Hire car – part one.


Apparently, I can be named as the driver on the car along with the other one. Lucky me, a dependent  free zone, so though I can’t work, I can endanger other people’s lives on the road, happy days.

Hire car – part two.

Having been in possession of the car for, what, less than 24 hours and my big psyche up to take the wheel (at least a little go), I find the battery flat, completely. How can this be? I don’t think its related to the dashboard being lit up and possibly the ignition not having been  turned  off properly and left all night, with the other one having  been so far the only driver, but let’s skip that trifling matter…

What a charade – my near death experience

On hearing our plight, others helpfully advise that we could try and jumpstart the car by starting it downhill, though I think the battery’s gone pretty much the way of the dodo. However, the other one wants to give it a try and so he rolls it to prime position at the top of the hill with me (little known for my caber tossing or tearing of phone book skills*) at the front of the car. Common sense prevails briefly as I protest that my skills are not being put to their best use, not in 30 odd years having ever single-handedly stopped a car from rolling down a hill even if it is only a Daihatsu Charade. The other one suggests that I let the handbrake go instead but being car shy and wary of causing his early demise, what with a new career in the Seychelles beckoning, I foolishly opt to stay where I am, arms outstretched, valiantly posed to save the day.

Handbrake off, and if I possessed the ability to push, I think I could also have given walking on water a crack but we’ll never know given that the window of opportunity was extremely narrow being that I was running backwards, car bearing down upon me, the other one frantically trying to run alongside and pull the handbrake while I meanwhile am yelling, god knows what but it wasn’t ‘ please could you stop the car from killing me if you don’t mind thank you, you’re ever so kind, careful you don’t put your back out’. Luckily, the other one makes contact with the handbrake and I get to live another day and plot to wreak my own revenge, recalling sage advice from a friend of a friend from years ago – mashed potato in trouser pockets, weapon of choice for the woman scorned.
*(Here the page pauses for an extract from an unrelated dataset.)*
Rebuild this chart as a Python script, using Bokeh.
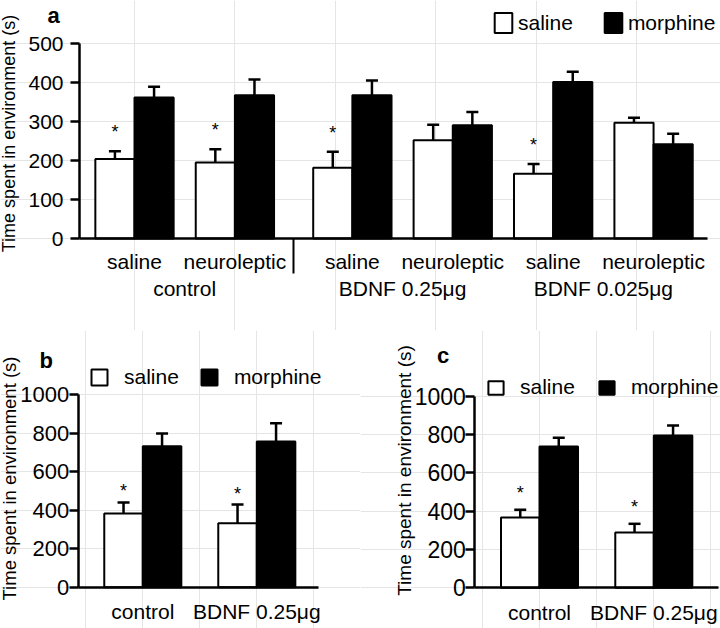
from math import pi
from bokeh.plotting import figure
from bokeh.models import (Range1d, LinearAxis, FixedTicker, ColumnDataSource, Whisker,
                          TeeHead, Legend, LegendItem, Label)
from bokeh.layouts import column, row
from bokeh.core.properties import value
from bokeh.embed import file_html
from bokeh.resources import INLINE

FONT = "Liberation Sans"
Y_LABEL = "Time spent in environment (s)"
SERIES = ["saline", "morphine"]

# ---- panel a ----
A_TREAT = ["saline", "neuroleptic", "saline", "neuroleptic", "saline", "neuroleptic"]
A_GROUPS = ["control", "BDNF 0.25μg", "BDNF 0.025μg"]
A_SAL_MEAN = [204, 195, 182, 252, 166, 297]
A_SAL_SEM = [20, 34, 41, 40, 25, 13]
A_MOR_MEAN = [362, 368, 368, 291, 402, 242]
A_MOR_SEM = [28, 40, 38, 34, 26, 27]
A_STAR = [True, True, True, False, True, False]
A_YTICKS = [0, 100, 200, 300, 400, 500]

# ---- panel b ----
B_CATS = ["control", "BDNF 0.25μg"]
B_SAL_MEAN = [382, 332]
B_SAL_SEM = [58, 97]
B_MOR_MEAN = [732, 756]
B_MOR_SEM = [66, 95]
B_STAR = [True, True]

# ---- panel c ----
C_CATS = ["control", "BDNF 0.25μg"]
C_SAL_MEAN = [367, 289]
C_SAL_SEM = [40, 45]
C_MOR_MEAN = [737, 795]
C_MOR_SEM = [46, 52]
C_STAR = [True, True]

BC_YTICKS = [0, 200, 400, 600, 800, 1000]


class Geo:
    """Pixel geometry of one panel (layout only, no data)."""
    def __init__(self, W, H, x0, xs, ax_lo, ax_hi, y0, ys, y_top_val):
        self.W, self.H = W, H
        self.xr = ((0 - x0) / xs, (W - x0) / xs)
        self.yr = ((y0 - H) / ys, y0 / ys)
        self.xb = ((ax_lo - x0) / xs, (ax_hi - x0) / xs)
        self.yb = (0, y_top_val)


def make_fig(g):
    p = figure(width=g.W, height=g.H, x_range=Range1d(*g.xr), y_range=Range1d(*g.yr),
               x_axis_location=None, y_axis_location=None, toolbar_location=None,
               title_location=None, output_backend="svg", min_border=0)
    p.outline_line_color = None
    p.background_fill_color = "white"
    p.border_fill_color = "white"
    return p


def add_yaxis(p, g, ticks, size, standoff):
    ax = LinearAxis(ticker=FixedTicker(ticks=ticks), fixed_location=g.xb[0], bounds=g.yb,
                    axis_line_color="black", axis_line_width=2.5,
                    major_tick_line_color="black", major_tick_line_width=2.5,
                    major_tick_out=9, major_tick_in=0, minor_tick_line_color=None,
                    major_label_standoff=standoff, major_label_text_font=FONT,
                    major_label_text_font_size=size, major_label_text_color="black")
    p.add_layout(ax, "left")


def add_xaxis(p, g, ticks, labels, standoff, line=True):
    ax = LinearAxis(ticker=FixedTicker(ticks=ticks), fixed_location=0, bounds=g.xb,
                    major_label_overrides={t: s for t, s in zip(ticks, labels)},
                    axis_line_color="black" if line else None, axis_line_width=2.5,
                    major_tick_line_color=None, major_tick_out=0, major_tick_in=0,
                    minor_tick_line_color=None,
                    major_label_standoff=standoff, major_label_text_font=FONT,
                    major_label_text_font_size="21px", major_label_text_color="black")
    p.add_layout(ax, "below")


def add_separator(p, g, where):
    ax = LinearAxis(ticker=FixedTicker(ticks=[], minor_ticks=where), fixed_location=0,
                    bounds=g.xb, axis_line_color=None, major_tick_line_color=None,
                    minor_tick_line_color="black", minor_tick_line_width=2,
                    minor_tick_out=35, minor_tick_in=0)
    p.add_layout(ax, "below")


def add_bars(p, pos, sal_mean, sal_sem, mor_mean, mor_sem, stars, bar_w, star_off):
    sal = ColumnDataSource(dict(x=[c - bar_w / 2 for c in pos], top=sal_mean,
                                upper=[m + s for m, s in zip(sal_mean, sal_sem)]))
    mor = ColumnDataSource(dict(x=[c + bar_w / 2 for c in pos], top=mor_mean,
                                upper=[m + s for m, s in zip(mor_mean, mor_sem)]))
    r_sal = p.vbar(x="x", top="top", bottom=0, width=bar_w, source=sal,
                   fill_color="white", line_color="black", line_width=2)
    r_mor = p.vbar(x="x", top="top", bottom=0, width=bar_w, source=mor,
                   fill_color="black", line_color="black", line_width=2)
    for src in (sal, mor):
        p.add_layout(Whisker(source=src, base="x", lower="top", upper="upper",
                             dimension="height", line_color="black", line_width=2.5,
                             lower_head=None,
                             upper_head=TeeHead(size=12, line_color="black", line_width=2.5)))
    sx = [x for x, s in zip(sal.data["x"], stars) if s]
    sy = [u for u, s in zip(sal.data["upper"], stars) if s]
    p.text(x=sx, y=sy, text=value("*"), text_align="center", text_baseline="alphabetic",
           y_offset=star_off, text_font=value(FONT), text_font_size=value("18px"),
           text_color="black")
    return r_sal, r_mor


def add_legend(p, r_sal, r_mor, vx, vy, gw, gh, standoff, spacing, lh):
    leg = Legend(items=[LegendItem(label=value(SERIES[0]), renderers=[r_sal]),
                        LegendItem(label=value(SERIES[1]), renderers=[r_mor])],
                 orientation="horizontal", location=(vx, vy), padding=0, margin=0,
                 spacing=spacing, glyph_width=gw, glyph_height=gh,
                 label_standoff=standoff, label_height=lh,
                 label_text_font=FONT, label_text_font_size="21px",
                 label_text_color="black", border_line_color=None,
                 background_fill_alpha=0)
    p.add_layout(leg)


def add_texts(p, letter, lx, ly, ylx, yly, ysize):
    p.add_layout(Label(x=lx, y=ly, x_units="screen", y_units="screen", text=letter,
                       text_font=FONT, text_font_size="22px", text_font_style="bold",
                       text_color="black", text_baseline="alphabetic"))
    p.add_layout(Label(x=ylx, y=yly, x_units="screen", y_units="screen", text=Y_LABEL,
                       angle=pi / 2, text_align="center", text_baseline="middle",
                       text_font=FONT, text_font_size=ysize, text_color="black"))


# ---------------- panel a ----------------
A_GAP = 0.17
a_pos = [i + (A_GAP if i >= 2 else 0) for i in range(len(A_TREAT))]
a_grp = [(a_pos[2 * k] + a_pos[2 * k + 1]) / 2 for k in range(len(A_GROUPS))]
a_sep = (a_pos[1] + a_pos[2]) / 2

ga = Geo(720, 330, 134, 100.4, 79, 707, 238, 0.3894, A_YTICKS[-1])
pa = make_fig(ga)
add_yaxis(pa, ga, A_YTICKS, "21px", 7)
add_xaxis(pa, ga, a_pos, A_TREAT, 11, line=True)
add_xaxis(pa, ga, a_grp, A_GROUPS, 38, line=False)
add_separator(pa, ga, [a_sep])
ra = add_bars(pa, a_pos, A_SAL_MEAN, A_SAL_SEM, A_MOR_MEAN, A_MOR_SEM, A_STAR, 0.39, -19)
add_legend(pa, *ra, 492, 295, 22, 25, 4, 29, 25)
add_texts(pa, "a", 47, 315, 8.5, 197, "18px")

# ---------------- panel b ----------------
b_pos = list(range(len(B_CATS)))
gb = Geo(360, 298, 142.3, 114, 77.7, 318.3, 256.7, 0.1927, BC_YTICKS[-1])
pb = make_fig(gb)
add_yaxis(pb, gb, BC_YTICKS, "22px", 0)
add_xaxis(pb, gb, b_pos, B_CATS, 13, line=True)
rb = add_bars(pb, b_pos, B_SAL_MEAN, B_SAL_SEM, B_MOR_MEAN, B_MOR_SEM, B_STAR, 0.338, -11)
add_legend(pb, *rb, 89, 239, 20, 20, 15, 20, 24)
add_texts(pb, "b", 39, 268, 9, 150, "18.5px")

# ---------------- panel c ----------------
c_pos = list(range(len(C_CATS)))
gc = Geo(360, 298, 179, 114.3, 114.3, 358.3, 257.3, 0.1916, BC_YTICKS[-1])
pc = make_fig(gc)
add_yaxis(pc, gc, BC_YTICKS, "23px", 0)
add_xaxis(pc, gc, c_pos, C_CATS, 13, line=True)
rc = add_bars(pc, c_pos, C_SAL_MEAN, C_SAL_SEM, C_MOR_MEAN, C_MOR_SEM, C_STAR, 0.337, -17)
add_legend(pc, *rc, 126, 229, 19, 17, 15, 22, 24)
add_texts(pc, "c", 76.5, 273, 44, 158, "19px")

layout = column(pa, row(pb, pc))
open("out.html", "w").write(file_html(layout, INLINE))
Still gets me every time, I thought I was mad…

Mind you, despite having cheated death, I find myself in the position of being asked to let the handbrake go, as two plucky volunteers, a barely made it teenager and girl, have stepped into the fray to push the car, quite possibly they are better at tearing phonebooks than me or evolving my definition of mad.

Evolving my position of non believer is the fact that my quandary is solved when a car comes up our drive that only contains two mechanics come to fix another car. Unbelievable. Battery is salvageable, they move the car, hire company replaces battery (allegedly) and job is done.

Oh how we laugh about it now.

*phone book tearing must now be much easier as who’s in them? And what has happened to the strongest man/woman competition?